4. Secretary Erich Krag, who had displayed the malice of his heart in my imprisonment in the ‘Dark Church,’ was snatched away by death in a place of impurity. He was lively and well, had invited guests to dinner, sat and wrote at his table, went out to obey the necessities of nature, and was found dead by his attendants when they had waited some time for him.

5. Major-General Fridrich von Anfeldte,[E5] who had more than once manifested his delight at my misfortunes, died as he had lived. He was a godless man and a blasphemer. He fell a victim to jealousy, and went mad, because another obtained an honorary title which he had coveted; this was indeed little enough to deprive him of sense and reason. He would hear nothing of God, nor would he be reconciled with God. Both Queens, the Queen Dowager and the Queen Regent, persuaded him at length to be so. When he had received the sacrament, he said, ‘Now your Majesties have had your desire; but what is the good of it?’ He continued to curse and to swear, and so died.

6. General Schak died after a long illness.

7. Chancellor Peter Retz likewise.

8. His Royal Majesty King Friedrich III.’s death accelerated the death of the Stadtholder Cristoffer Gabel. He felt that the hate of the Queen Dowager could injure him greatly, and he desired death. God heard him.[E6]

9. It has pleased God that I should be myself a witness of Walter’s miserable death; indeed, that I should compassionate him. When I heard him scream, former times came to my mind, and I often thought how a man can allow himself to be led to do evil to those from whom he had only received kindness and honour.

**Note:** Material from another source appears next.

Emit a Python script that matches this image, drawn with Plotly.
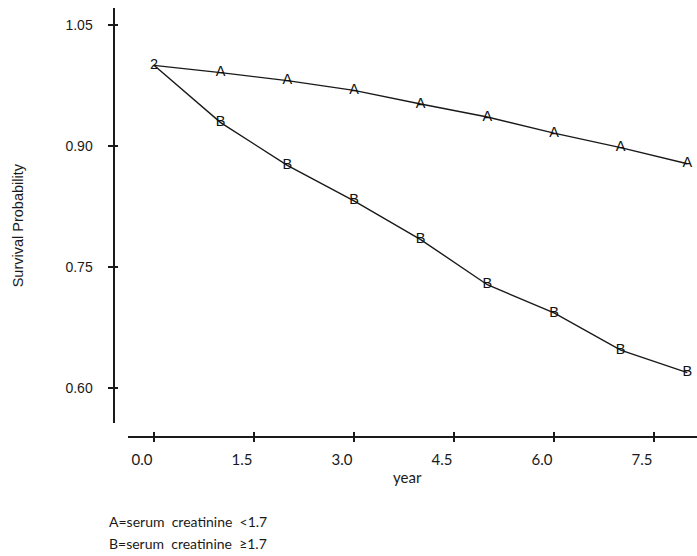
import plotly.graph_objects as go

years = [0, 1, 2, 3, 4, 5, 6, 7, 8]
surv_A = [1.000, 0.991, 0.981, 0.969, 0.952, 0.936, 0.916, 0.898, 0.878]
surv_B = [1.000, 0.929, 0.876, 0.832, 0.784, 0.728, 0.693, 0.647, 0.619]
x_ticks = [0.0, 1.5, 3.0, 4.5, 6.0, 7.5]
x_tick_labels = ["0.0", "1.5", "3.0", "4.5", "6.0", "7.5"]
y_ticks = [0.60, 0.75, 0.90, 1.05]
y_tick_labels = ["0.60", "0.75", "0.90", "1.05"]
legend_lines = ["A=serum  creatinine  <1.7", "B=serum  creatinine  \u22651.7"]

W, H = 697, 556
INK = "#1a1a1a"

# plotting symbols: '2' where both groups overlap
labels_A = ["" if a == b else "A" for a, b in zip(surv_A, surv_B)]
labels_B = ["2" if a == b else "B" for a, b in zip(surv_A, surv_B)]

fig = go.Figure()
for ys, labs in [(surv_A, labels_A), (surv_B, labels_B)]:
    fig.add_trace(go.Scatter(
        x=years, y=ys, mode="lines+text", text=labs,
        textposition="middle center",
        textfont=dict(family="Liberation Sans, Arial", size=14.5, color="#111111"),
        line=dict(color=INK, width=1.4),
        cliponaxis=False, showlegend=False, hoverinfo="skip"))

# pixel geometry
x_left_px, x_zero_px, px_per_year = 128.3, 154.0, 66.667
y_top_px, y_bot_px, y105_px, px_per_unit = 8.0, 423.0, 25.0, 806.67
xr = [(x_left_px - x_zero_px) / px_per_year, (W - x_zero_px) / px_per_year]
yr = [1.05 - (y_bot_px - y105_px) / px_per_unit, 1.05 + (y105_px - y_top_px) / px_per_unit]
xaxis_pos = 1 - 436.7 / H
yaxis_pos = 113.5 / W
xdom = [x_left_px / W, 1.0]
ydom = [1 - y_bot_px / H, 1 - y_top_px / H]

axis_common = dict(showgrid=False, zeroline=False, linecolor=INK, tickcolor=INK, tickwidth=1.5)

fig.update_layout(
    width=W, height=H, margin=dict(l=0, r=0, t=0, b=0),
    paper_bgcolor="white", plot_bgcolor="white",
    xaxis=dict(domain=xdom, range=xr, anchor="free", position=xaxis_pos,
               tickvals=x_ticks, ticktext=x_tick_labels, ticks="outside", ticklen=4,
               showline=True, linewidth=2, ticklabelshift=-12, ticklabelstandoff=5,
               tickfont=dict(family="Lato, DejaVu Sans", size=15, color=INK),
               **axis_common),
    yaxis=dict(domain=ydom, range=yr, anchor="free", position=yaxis_pos,
               tickvals=y_ticks, ticktext=y_tick_labels, ticks="outside", ticklen=5,
               showline=True, linewidth=2, ticklabelstandoff=12,
               tickfont=dict(family="Liberation Sans, Arial", size=14, color=INK),
               **axis_common),
    xaxis2=dict(domain=xdom, range=xr, anchor="free", position=xaxis_pos, overlaying="x",
                tickvals=x_ticks, ticks="inside", ticklen=5, showline=False,
                showticklabels=False, **axis_common),
    yaxis2=dict(domain=ydom, range=yr, anchor="free", position=yaxis_pos, overlaying="y",
                tickvals=y_ticks, ticks="inside", ticklen=3, showline=False,
                showticklabels=False, **axis_common),
)
# dummy invisible trace to activate the overlay axes
fig.add_trace(go.Scatter(x=[None], y=[None], xaxis="x2", yaxis="y2", showlegend=False, hoverinfo="skip"))

fig.add_annotation(text="year", x=407 / W, y=1 - 477 / H, xref="paper", yref="paper",
                   xanchor="center", yanchor="middle", showarrow=False,
                   font=dict(family="Lato, DejaVu Sans", size=15, color=INK))
fig.add_annotation(text="Survival Probability", x=18.3 / W, y=1 - 225 / H, xref="paper", yref="paper",
                   xanchor="center", yanchor="middle", showarrow=False, textangle=-90,
                   font=dict(family="Liberation Sans, Arial", size=14.5, color=INK))
for i, t in enumerate(legend_lines):
    fig.add_annotation(text=t, x=107 / W, y=1 - (521.7 + 21.6 * i) / H, xref="paper", yref="paper",
                       xanchor="left", yanchor="middle", showarrow=False,
                       font=dict(family="Lato, DejaVu Sans", size=14, color=INK))

fig.write_html("out.html", config={"displayModeBar": False},
               post_script="document.body.style.margin='0px';")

10. Magister Buch, my father-confessor, who acted so ill to me, suffered much pain on his bed of languishing. He was three days speechless before he died.

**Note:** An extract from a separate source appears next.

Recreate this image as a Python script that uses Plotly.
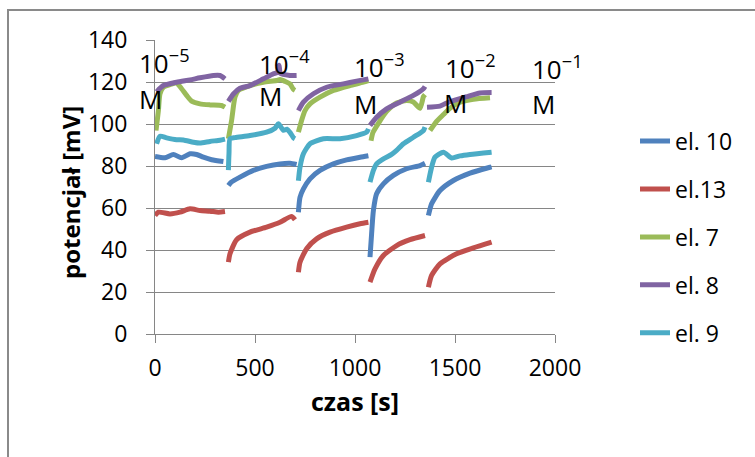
import plotly.graph_objects as go

# ---------------- data (time in s, potential in mV); None separates segments ----------------
series_names = ["el. 10", "el.13", "el. 7", "el. 8", "el. 9"]
series_colors = ["#4F81BD", "#C0504D", "#9BBB59", "#8064A2", "#4BACC6"]

t_el10 = [0, 50, 92, 133, 175, 208, 242, 283, 342, None,
          367, 380, 425, 492, 558, 625, 675, 708, None,
          717, 725, 742, 775, 825, 892, 958, 1025, 1067, None,
          1075, 1083, 1092, 1108, 1142, 1192, 1258, 1325, 1350, None,
          1367, 1383, 1425, 1492, 1575, 1675, 1683]
v_el10 = [84.5, 83.9, 85.5, 83.9, 85.8, 85.5, 84.2, 83, 82.1, None,
          70.7, 72.2, 74.7, 77.9, 79.8, 81, 81.3, 80.7, None,
          58, 65.1, 69.1, 73.9, 77.9, 81, 82.9, 84.2, 84.9, None,
          36.6, 47.7, 58.8, 66.8, 71.5, 75.5, 78.7, 80.2, 81.3, None,
          56.4, 62, 68.3, 73.1, 76.6, 79.4, 79.6]

t_el13 = [0, 17, 75, 125, 175, 225, 275, 317, 350, None,
          367, 375, 408, 475, 558, 625, 683, 700, None,
          717, 725, 758, 808, 875, 958, 1025, 1067, None,
          1075, 1100, 1142, 1208, 1275, 1350, None,
          1367, 1383, 1425, 1508, 1592, 1683]
v_el13 = [56.4, 58, 57.2, 58, 59.6, 58.8, 58.5, 58, 58.3, None,
          34.2, 38.2, 44.9, 48.5, 50.9, 53.2, 56, 54.4, None,
          29.4, 34.2, 40.6, 45.3, 48.5, 50.9, 52.5, 53.2, None,
          24.7, 31, 37.4, 42.1, 44.9, 46.9, None,
          22.3, 27.9, 33.4, 38.2, 41, 43.7]

t_el7 = [5, 17, 25, 42, 75, 108, 133, 158, 183, 225, 275, 333, 350, None,
         367, 383, 400, 417, 475, 542, 608, 625, 650, 675, 692, 700, None,
         717, 733, 750, 775, 825, 892, 975, 1042, 1067, None,
         1080, 1090, 1125, 1158, 1208, 1258, 1292, 1325, 1342, 1350, None,
         1375, 1408, 1442, 1475, 1525, 1592, 1675]
v_el7 = [96.9, 106.4, 114.4, 117.5, 118.8, 119.5, 116.8, 113.6, 110.9, 109.6, 109.1, 108.8, 108, None,
         93, 101.7, 112.8, 116, 118.3, 119.9, 120.7, 121.2, 120.3, 119.1, 116.5, 116, None,
         96.1, 101.7, 106.4, 109.6, 112.8, 116, 118.3, 119.9, 120.7, None,
         92, 96, 101.5, 106, 110, 111.2, 110.5, 107.5, 113, 114, None,
         96.9, 101.3, 104.5, 107.5, 110.4, 111.8, 112.5]

t_el8 = [8, 42, 108, 175, 225, 292, 325, 350, None,
         367, 392, 425, 475, 542, 592, 612, 620, 628, 675, 708, None,
         717, 742, 792, 858, 942, 1008, 1067, None,
         1075, 1108, 1158, 1225, 1292, 1342, 1350, None,
         1360, 1425, 1458, 1558, 1625, 1683]
v_el8 = [115.3, 118.3, 119.9, 121, 122, 123.1, 123.1, 121.5, None,
         110.8, 114.3, 117, 118.3, 121.5, 123.9, 124.6, 128, 124, 123.1, 123.1, None,
         106.4, 110.4, 114.4, 117.5, 119.1, 120.4, 121.5, None,
         99.3, 103.2, 107.2, 110.4, 113.6, 116.8, 117.9, None,
         108, 108.5, 110, 113, 114.8, 115]

t_el9 = [8, 25, 58, 108, 142, 192, 225, 275, 325, 350, None,
         367, 370, 375, 400, 475, 558, 600, 617, 642, 660, 675, 692, 700, None,
         717, 725, 742, 775, 842, 925, 1008, 1058, 1067, None,
         1075, 1092, 1108, 1142, 1183, 1208, 1242, 1292, 1342, 1350, None,
         1367, 1383, 1400, 1442, 1483, 1525, 1575, 1683]
v_el9 = [90.6, 94.2, 93.4, 92.5, 92.4, 91.3, 90.9, 91.7, 92.3, 92.8, None,
         78, 86, 93, 93.5, 94.5, 96.1, 98, 100.1, 97, 97.5, 96, 93.5, 93, None,
         73, 79.4, 85.8, 90.6, 93, 93, 94.5, 96.1, 97.7, None,
         72.3, 77.9, 81, 83.4, 85.5, 87.4, 90.6, 93.7, 96.9, 98.5, None,
         72.3, 79.4, 84.2, 86.6, 83.8, 84.8, 85.5, 86.6]

series_t = [t_el10, t_el13, t_el7, t_el8, t_el9]
series_v = [v_el10, v_el13, v_el7, v_el8, v_el9]

# concentration labels (text, position in axis units: s / mV)
conc_labels = ["10<sup>−5</sup>", "10<sup>−4</sup>", "10<sup>−3</sup>", "10<sup>−2</sup>", "10<sup>−1</sup>"]
conc_x = [-92, 508, 983, 1442, 1875]
conc_y = [129.4, 129.0, 127.4, 127.0, 126.7]
unit_label = "M"
unit_x = [-92, 508, 983, 1433, 1875]
unit_y = [111.7, 113.1, 109.6, 110.0, 109.6]

x_ticks = [0, 500, 1000, 1500, 2000]
y_ticks = [0, 20, 40, 60, 80, 100, 120, 140]
X_MAX, Y_MAX = 2000, 140

FONT = "Open Sans"
GRID = "#868686"

fig = go.Figure()
for name, col, tt, vv in zip(series_names, series_colors, series_t, series_v):
    fig.add_trace(go.Scatter(
        x=tt, y=vv, name=name, mode="lines", legendgroup=name,
        connectgaps=False,
        line=dict(color=col, width=5, shape="spline", smoothing=0.6),
    ))

# labels expressed in paper units so that ones left of the axis are still drawn
for txt, xx, yy in zip(conc_labels, conc_x, conc_y):
    fig.add_annotation(x=xx / X_MAX, y=yy / Y_MAX, xref="paper", yref="paper", text=txt,
                       showarrow=False, xanchor="left", yanchor="middle",
                       font=dict(family=FONT, size=26, color="#000000"))
for xx, yy in zip(unit_x, unit_y):
    fig.add_annotation(x=xx / X_MAX, y=yy / Y_MAX, xref="paper", yref="paper", text=unit_label,
                       showarrow=False, xanchor="left", yanchor="middle",
                       font=dict(family=FONT, size=26, color="#000000"))

# axis titles
fig.add_annotation(x=(70 - 155) / 400, y=(334 - 193) / 294, xref="paper", yref="paper",
                   text="<b>potencjał [mV]</b>", textangle=-90, showarrow=False,
                   xanchor="center", yanchor="middle",
                   font=dict(family=FONT, size=24, color="#000000"))
fig.add_annotation(x=(355 - 155) / 400, y=(334 - 401) / 294, xref="paper", yref="paper",
                   text="<b>czas [s]</b>", showarrow=False,
                   xanchor="center", yanchor="middle",
                   font=dict(family=FONT, size=25, color="#000000"))

# outer chart border (Excel chart area)
fig.add_shape(type="rect", xref="paper", yref="paper",
              x0=(8 - 155) / 400, x1=(770 - 155) / 400,
              y0=(334 - 470) / 294, y1=(334 - 10) / 294,
              line=dict(color="#8a8a8a", width=2), fillcolor="rgba(0,0,0,0)", layer="below")

fig.update_layout(
    width=755, height=457,
    margin=dict(l=155, r=200, t=40, b=123, pad=0),
    paper_bgcolor="white", plot_bgcolor="white",
    font=dict(family=FONT, size=23, color="#000000"),
    showlegend=True,
    legend=dict(x=1.2, y=0.729, xanchor="left", yanchor="top",
                traceorder="grouped", tracegroupgap=15,
                font=dict(family=FONT, size=23, color="#000000"),
                bgcolor="rgba(0,0,0,0)", borderwidth=0),
)
fig.update_xaxes(
    range=[0, X_MAX], tickvals=x_ticks, ticktext=[str(v) for v in x_ticks],
    showgrid=False, zeroline=False,
    showline=True, linecolor=GRID, linewidth=1,
    ticks="outside", ticklen=8, tickcolor=GRID, tickwidth=1,
    ticklabelstandoff=5,
    tickfont=dict(family=FONT, size=23),
)
fig.update_yaxes(
    range=[0, Y_MAX], tickvals=y_ticks, ticktext=[str(v) for v in y_ticks],
    showgrid=True, gridcolor=GRID, gridwidth=1, zeroline=False,
    showline=True, linecolor=GRID, linewidth=1,
    ticks="outside", ticklen=8, tickcolor=GRID, tickwidth=1,
    ticklabelstandoff=14,
    tickfont=dict(family=FONT, size=23),
)

fig.write_html("out.html")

11. When the rogue and blasphemer, Christian, who caused me so much annoyance in my captivity, had regained his liberty and returned to his landlord, Maans Armfeld in Jutland, he came into dispute with the parish priest, who wanted him to do public penance for having seduced a woman. The rogue set fire to the parsonage; the minister’s wife was burnt to death in trying to save some of her property, and all the minister’s possessions were left in ashes. The minister would not bring the rogue to justice. He commended him to the true Judge, and left vengeance to Him. The incendiary’s conscience began to be awakened; for a long time he lived in dread, and was frightened if he saw anyone coming at all quickly, and he would call out and say tremblingly, ‘Now they are going to take me!’ and would run hither and thither, not knowing where to go. At length he was found dead on the field, having shot himself; for a long rifle was found lying between his legs, the barrel towards his breast, and a long ramrod in his hand, with which he had touched the trigger. He did not, therefore, die in as Christian a manner as if he had perished under the hand of the executioner, of which he had so lightly said that he should not care for it at all, so long as he could bring someone else into trouble.